__To be done__:
All of the data should be repeated exactly; pictures are not part of the copy.

>> START

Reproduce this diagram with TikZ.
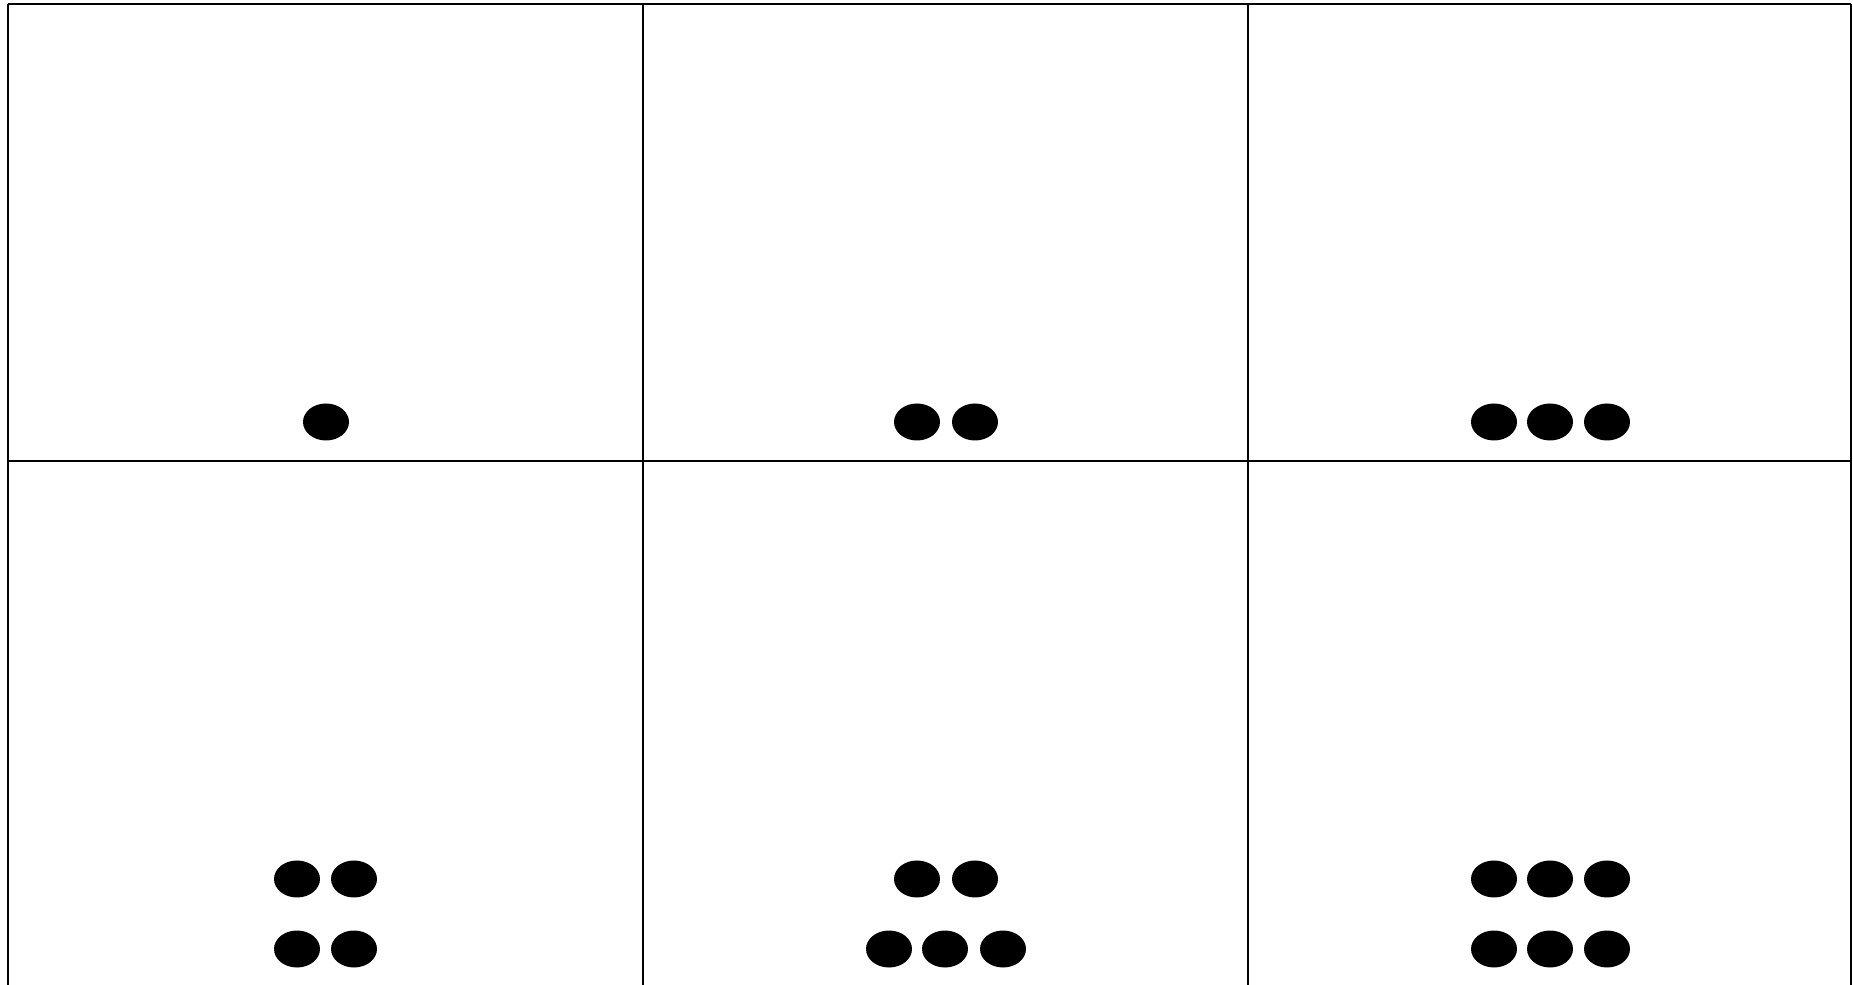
\documentclass[tikz,border=0pt]{standalone}
\usepackage{tikz}
\usetikzlibrary{positioning,shapes.geometric}

\begin{document}
\begin{tikzpicture}[line width=0.6pt,
  dot/.style={ellipse, fill=black, inner sep=0pt, minimum width=0.46cm, minimum height=0.37cm}]
\useasboundingbox (0,0) rectangle (18.53,-9.85);
\clip (0,0) rectangle (18.53,-9.85);
% grid corners
\coordinate (tl) at (0.08,-0.04);
\coordinate (tr) at (18.51,-0.04);
\coordinate (ml) at (0.08,-4.61);
\coordinate (mr) at (18.51,-4.61);
\coordinate (t1) at (6.43,-0.04);
\coordinate (t2) at (12.48,-0.04);
\coordinate (b0) at (0.08,-9.90);
\coordinate (b1) at (6.43,-9.90);
\coordinate (b2) at (12.48,-9.90);
\coordinate (b3) at (18.51,-9.90);
% grid
\draw (tl) -- (tr);
\draw (ml) -- (mr);
\draw (tl) -- (b0);
\draw (t1) -- (b1);
\draw (t2) -- (b2);
\draw (tr) -- (b3);
% top row
\node[dot] (a1) at (3.26,-4.22) {};
\node[dot] (b1a) at (9.17,-4.22) {};
\node[dot] (b1b) at (9.75,-4.22) {};
\node[dot] (c1a) at (14.94,-4.22) {};
\node[dot] (c1b) at (15.50,-4.22) {};
\node[dot] (c1c) at (16.07,-4.22) {};
% bottom row
\node[dot] (d1a) at (2.97,-8.79) {};
\node[dot] (d1b) at (3.54,-8.79) {};
\node[dot] (d2a) at (2.97,-9.49) {};
\node[dot] (d2b) at (3.54,-9.49) {};
\node[dot] (e1a) at (9.17,-8.79) {};
\node[dot] (e1b) at (9.75,-8.79) {};
\node[dot] (e2a) at (8.89,-9.49) {};
\node[dot] (e2b) at (9.45,-9.49) {};
\node[dot] (e2c) at (10.03,-9.49) {};
\node[dot] (f1a) at (14.94,-8.79) {};
\node[dot] (f1b) at (15.50,-8.79) {};
\node[dot] (f1c) at (16.07,-8.79) {};
\node[dot] (f2a) at (14.94,-9.49) {};
\node[dot] (f2b) at (15.50,-9.49) {};
\node[dot] (f2c) at (16.07,-9.49) {};
\end{tikzpicture}
\end{document}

>> END

__Exercise result__:
Reproduce this diagram with TikZ.
\documentclass[tikz,border=0pt]{standalone}
\usepackage{tikz}
\usetikzlibrary{positioning,shapes.geometric}

\begin{document}
\begin{tikzpicture}[line width=0.6pt,
  dot/.style={ellipse, fill=black, inner sep=0pt, minimum width=0.46cm, minimum height=0.37cm}]
\useasboundingbox (0,0) rectangle (18.53,-9.85);
\clip (0,0) rectangle (18.53,-9.85);
% grid corners
\coordinate (tl) at (0.08,-0.04);
\coordinate (tr) at (18.51,-0.04);
\coordinate (ml) at (0.08,-4.61);
\coordinate (mr) at (18.51,-4.61);
\coordinate (t1) at (6.43,-0.04);
\coordinate (t2) at (12.48,-0.04);
\coordinate (b0) at (0.08,-9.90);
\coordinate (b1) at (6.43,-9.90);
\coordinate (b2) at (12.48,-9.90);
\coordinate (b3) at (18.51,-9.90);
% grid
\draw (tl) -- (tr);
\draw (ml) -- (mr);
\draw (tl) -- (b0);
\draw (t1) -- (b1);
\draw (t2) -- (b2);
\draw (tr) -- (b3);
% top row
\node[dot] (a1) at (3.26,-4.22) {};
\node[dot] (b1a) at (9.17,-4.22) {};
\node[dot] (b1b) at (9.75,-4.22) {};
\node[dot] (c1a) at (14.94,-4.22) {};
\node[dot] (c1b) at (15.50,-4.22) {};
\node[dot] (c1c) at (16.07,-4.22) {};
% bottom row
\node[dot] (d1a) at (2.97,-8.79) {};
\node[dot] (d1b) at (3.54,-8.79) {};
\node[dot] (d2a) at (2.97,-9.49) {};
\node[dot] (d2b) at (3.54,-9.49) {};
\node[dot] (e1a) at (9.17,-8.79) {};
\node[dot] (e1b) at (9.75,-8.79) {};
\node[dot] (e2a) at (8.89,-9.49) {};
\node[dot] (e2b) at (9.45,-9.49) {};
\node[dot] (e2c) at (10.03,-9.49) {};
\node[dot] (f1a) at (14.94,-8.79) {};
\node[dot] (f1b) at (15.50,-8.79) {};
\node[dot] (f1c) at (16.07,-8.79) {};
\node[dot] (f2a) at (14.94,-9.49) {};
\node[dot] (f2b) at (15.50,-9.49) {};
\node[dot] (f2c) at (16.07,-9.49) {};
\end{tikzpicture}
\end{document}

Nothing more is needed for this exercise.